REQUIRED WORK — Write the records out again exactly, leaving no images in.
----------
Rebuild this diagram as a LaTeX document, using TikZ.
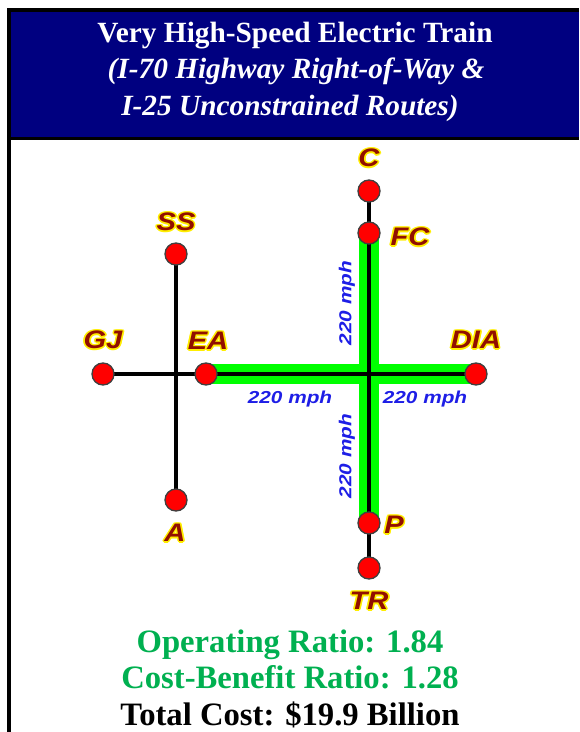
\documentclass[tikz,border=0pt]{standalone}
\usepackage{fontspec}
\setmainfont{Liberation Serif}
\newfontfamily\lblfont{Liberation Sans}
\usetikzlibrary{positioning,calc}
\definecolor{hdblue}{RGB}{0,0,128}
\definecolor{stred}{RGB}{255,0,0}
\definecolor{lblred}{RGB}{145,15,0}
\definecolor{glowyel}{RGB}{255,238,0}
\definecolor{trackgreen}{RGB}{0,255,0}
\definecolor{mphblue}{RGB}{30,30,230}
\definecolor{ratiogreen}{RGB}{0,176,80}
\newcommand{\halo}[1]{%
\rlap{\color{glowyel}\kern-1.1pt#1}\rlap{\color{glowyel}\kern1.1pt#1}%
\rlap{\color{glowyel}\raisebox{1.1pt}{#1}}\rlap{\color{glowyel}\raisebox{-1.1pt}{#1}}%
\rlap{\color{glowyel}\kern-.8pt\raisebox{.8pt}{#1}}\rlap{\color{glowyel}\kern.8pt\raisebox{.8pt}{#1}}%
\rlap{\color{glowyel}\kern-.8pt\raisebox{-.8pt}{#1}}\rlap{\color{glowyel}\kern.8pt\raisebox{-.8pt}{#1}}%
#1}
\newcommand{\stn}[1]{\scalebox{1.15}[1]{\halo{#1}}}
\newcommand{\spd}{\scalebox{1.2}[1]{220 mph}}
\tikzset{
  station/.style={circle, fill=stred, draw=black!75, line width=1pt, minimum size=16.5pt, inner sep=0pt},
  stlbl/.style={font=\lblfont\bfseries\itshape\fontsize{19}{19}\selectfont, text=lblred, inner sep=0pt},
  mph/.style={font=\lblfont\bfseries\itshape\fontsize{13}{13}\selectfont, text=mphblue, inner sep=0pt},
  track/.style={line width=3.5pt, black},
  fastline/.style={line width=15pt, trackgreen},
  headtxt/.style={text=white, anchor=base, inner sep=0pt, font=\bfseries\fontsize{22}{22}\selectfont},
  ratio/.style={anchor=base, inner sep=0pt, font=\bfseries\fontsize{24.5}{24.5}\selectfont}
}
\begin{document}
\begin{tikzpicture}[x=0.75pt, y=-0.75pt]
  \useasboundingbox (0,0) rectangle (579,732);
  % frame and title
  \fill[hdblue] (11,12) rectangle (579,137);
  \draw[line width=3pt] (9,732) -- (9,10) -- (579,10);
  \draw[line width=2.25pt] (9,138.5) -- (579,138.5);
  \node[headtxt] (hd1) at (295,42) {Very High-Speed Electric Train};
  \node[headtxt] (hd2) at (296,78) {\itshape (I-70 Highway Right-of-Way \&};
  \node[headtxt] (hd3) at (290,115) {\itshape I-25 Unconstrained Routes)};
  % stations
  \coordinate (SS) at (176,254);
  \coordinate (GJ) at (103,374);
  \coordinate (EA) at (206,374);
  \coordinate (A) at (176,500);
  \coordinate (DIA) at (476,374);
  \coordinate (C) at (369,191);
  \coordinate (FC) at (369,233);
  \coordinate (P) at (369,523);
  \coordinate (TR) at (369,568);
  % routes
  \draw[fastline] (EA) -- (DIA);
  \draw[fastline] (FC) -- (P);
  \draw[track] (GJ) -- (DIA);
  \draw[track] (SS) -- (A);
  \draw[track] (C) -- (TR);
  \foreach \s in {SS,GJ,EA,A,DIA,C,FC,P,TR}
    \node[station] (n\s) at (\s) {};
  \node[stlbl] (tSS) at (176,222) {\stn{SS}};
  \node[stlbl] (tGJ) at (103,340) {\stn{GJ}};
  \node[stlbl] (tEA) at (208,341) {\stn{EA}};
  \node[stlbl] (tA) at (175,533) {\stn{A}};
  \node[stlbl] (tDIA) at (476,340) {\stn{DIA}};
  \node[stlbl] (tC) at (369,158) {\stn{C}};
  \node[stlbl] (tFC) at (410,237) {\stn{FC}};
  \node[stlbl] (tP) at (394,525) {\stn{P}};
  \node[stlbl] (tTR) at (369,601) {\stn{TR}};
  % speeds
  \node[mph] (sW) at (290,399) {\spd};
  \node[mph] (sE) at (425,399) {\spd};
  \node[mph, rotate=90] (sN) at (347,303) {\spd};
  \node[mph, rotate=90] (sS) at (347,456) {\spd};
  % figures
  \node[ratio, text=ratiogreen] (or) at (290,652) {Operating Ratio: 1.84};
  \node[ratio, text=ratiogreen] (cb) at (290,688) {Cost-Benefit Ratio: 1.28};
  \node[ratio] (tc) at (290,725) {Total Cost: \$19.9 Billion};
\end{tikzpicture}
\end{document}
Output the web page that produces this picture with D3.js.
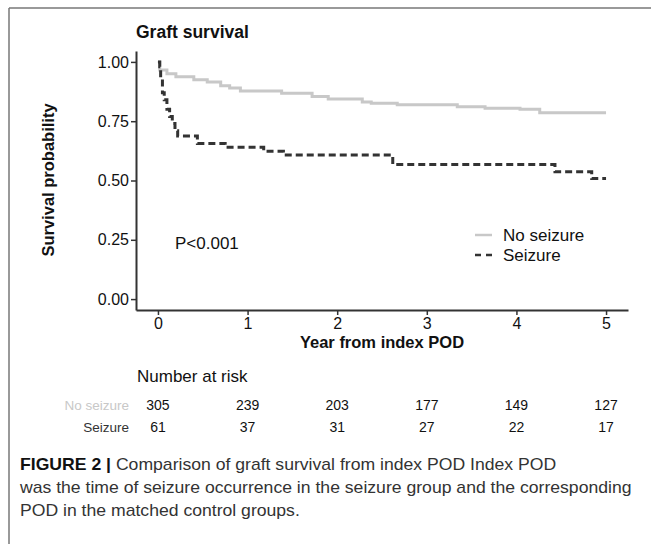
----------
EXERCISE OUTPUT —
Rebuild this diagram as a LaTeX document, using TikZ.
\documentclass[tikz,border=0pt]{standalone}
\usepackage{fontspec}
\setmainfont{Liberation Serif}
\newfontfamily\lblfont{Liberation Sans}
\usetikzlibrary{positioning,calc}
\definecolor{hdblue}{RGB}{0,0,128}
\definecolor{stred}{RGB}{255,0,0}
\definecolor{lblred}{RGB}{145,15,0}
\definecolor{glowyel}{RGB}{255,238,0}
\definecolor{trackgreen}{RGB}{0,255,0}
\definecolor{mphblue}{RGB}{30,30,230}
\definecolor{ratiogreen}{RGB}{0,176,80}
\newcommand{\halo}[1]{%
\rlap{\color{glowyel}\kern-1.1pt#1}\rlap{\color{glowyel}\kern1.1pt#1}%
\rlap{\color{glowyel}\raisebox{1.1pt}{#1}}\rlap{\color{glowyel}\raisebox{-1.1pt}{#1}}%
\rlap{\color{glowyel}\kern-.8pt\raisebox{.8pt}{#1}}\rlap{\color{glowyel}\kern.8pt\raisebox{.8pt}{#1}}%
\rlap{\color{glowyel}\kern-.8pt\raisebox{-.8pt}{#1}}\rlap{\color{glowyel}\kern.8pt\raisebox{-.8pt}{#1}}%
#1}
\newcommand{\stn}[1]{\scalebox{1.15}[1]{\halo{#1}}}
\newcommand{\spd}{\scalebox{1.2}[1]{220 mph}}
\tikzset{
  station/.style={circle, fill=stred, draw=black!75, line width=1pt, minimum size=16.5pt, inner sep=0pt},
  stlbl/.style={font=\lblfont\bfseries\itshape\fontsize{19}{19}\selectfont, text=lblred, inner sep=0pt},
  mph/.style={font=\lblfont\bfseries\itshape\fontsize{13}{13}\selectfont, text=mphblue, inner sep=0pt},
  track/.style={line width=3.5pt, black},
  fastline/.style={line width=15pt, trackgreen},
  headtxt/.style={text=white, anchor=base, inner sep=0pt, font=\bfseries\fontsize{22}{22}\selectfont},
  ratio/.style={anchor=base, inner sep=0pt, font=\bfseries\fontsize{24.5}{24.5}\selectfont}
}
\begin{document}
\begin{tikzpicture}[x=0.75pt, y=-0.75pt]
  \useasboundingbox (0,0) rectangle (579,732);
  % frame and title
  \fill[hdblue] (11,12) rectangle (579,137);
  \draw[line width=3pt] (9,732) -- (9,10) -- (579,10);
  \draw[line width=2.25pt] (9,138.5) -- (579,138.5);
  \node[headtxt] (hd1) at (295,42) {Very High-Speed Electric Train};
  \node[headtxt] (hd2) at (296,78) {\itshape (I-70 Highway Right-of-Way \&};
  \node[headtxt] (hd3) at (290,115) {\itshape I-25 Unconstrained Routes)};
  % stations
  \coordinate (SS) at (176,254);
  \coordinate (GJ) at (103,374);
  \coordinate (EA) at (206,374);
  \coordinate (A) at (176,500);
  \coordinate (DIA) at (476,374);
  \coordinate (C) at (369,191);
  \coordinate (FC) at (369,233);
  \coordinate (P) at (369,523);
  \coordinate (TR) at (369,568);
  % routes
  \draw[fastline] (EA) -- (DIA);
  \draw[fastline] (FC) -- (P);
  \draw[track] (GJ) -- (DIA);
  \draw[track] (SS) -- (A);
  \draw[track] (C) -- (TR);
  \foreach \s in {SS,GJ,EA,A,DIA,C,FC,P,TR}
    \node[station] (n\s) at (\s) {};
  \node[stlbl] (tSS) at (176,222) {\stn{SS}};
  \node[stlbl] (tGJ) at (103,340) {\stn{GJ}};
  \node[stlbl] (tEA) at (208,341) {\stn{EA}};
  \node[stlbl] (tA) at (175,533) {\stn{A}};
  \node[stlbl] (tDIA) at (476,340) {\stn{DIA}};
  \node[stlbl] (tC) at (369,158) {\stn{C}};
  \node[stlbl] (tFC) at (410,237) {\stn{FC}};
  \node[stlbl] (tP) at (394,525) {\stn{P}};
  \node[stlbl] (tTR) at (369,601) {\stn{TR}};
  % speeds
  \node[mph] (sW) at (290,399) {\spd};
  \node[mph] (sE) at (425,399) {\spd};
  \node[mph, rotate=90] (sN) at (347,303) {\spd};
  \node[mph, rotate=90] (sS) at (347,456) {\spd};
  % figures
  \node[ratio, text=ratiogreen] (or) at (290,652) {Operating Ratio: 1.84};
  \node[ratio, text=ratiogreen] (cb) at (290,688) {Cost-Benefit Ratio: 1.28};
  \node[ratio] (tc) at (290,725) {Total Cost: \$19.9 Billion};
\end{tikzpicture}
\end{document}
Output the web page that produces this picture with D3.js.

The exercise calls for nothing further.